1) Pruning really does help with blight. Our older trees were full of "Shepherd's Crooks" and blackened foliage, indicating Fire Blight. It's hard to eradicate with organic methods, but not impossible.

Last year I pruned all three trees heavily and cleaned up all the debris, then put it in the landfill in a plastic bag. I was told by an orchard manager that burning the trimmings can just make blight-spores go airborne again! Tools have to be clean, so I reach for rubbing alcohol and wipe the blades of pruners and pruning saw frequently, or I make a 1/9 solution of bleach and water and dip the tools frequently in a bucket.

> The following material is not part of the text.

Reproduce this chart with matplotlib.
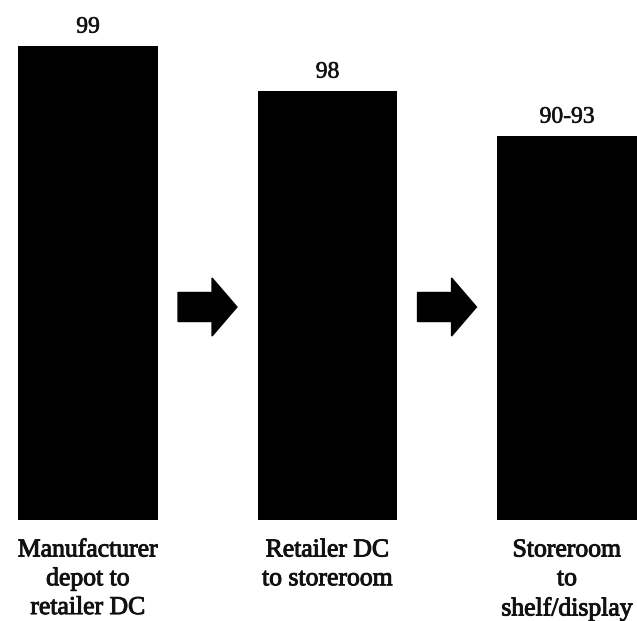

2) Do not fertilize too much. Pruning makes one want to put down fruit-tree fertilizer, but that can be counterproductive. My reading indicates that fertilizing after heavy pruning will produce water-sprouts and lots of foliage growth; such young growth is susceptible to Fire Blight, one of the factors that led me to prune in the first place. Also lots of new leaves in the wrong places block sunlight and air from getting into the center of the tree, something essential for good health.

3) Could a little kid climb your tree? The answer should be "yes." I loved that bit of advice from our extension agent. Here the goal is to make a tree with an open center and not too many branches.

I aim to create a "vase shape" such as in this illustration from Stark Brothers.

While my trees did not get as severe a pruning as shown on the left, I did cut them hard again this  year.  This close-up shows how crossed and cluttered the branches were on a five-year-old tree we planted in Buckingham County and have only pruned one time before:

After pruning this tree, it's probably too long at the ends, but now the tree has room for air circulation and light. Next year I'll step back the main branches to keep them from getting too long; long thin branches often break under the weight of fruit.

4) Apple trees are tough. In the classes I took, the extension agents and apple growers stressed that many novices are terrified of pruning, yet trees can bounce back from poor cuts.

In my case, I am certain not all of my cuts are right, especially high in the trees where I cannot get a close look at the buds. There I use a pole pruner. Where it is safe to climb a pruned tree, I will step up to the first branching of major limbs and inspect, or lean a small ladder against a tree. Mostly I use my Felco #2 pruners or a set of bypass loppers, keeping them sharp always with a few passes from a Bergamo sharpening stone I found at One Scythe Revolution.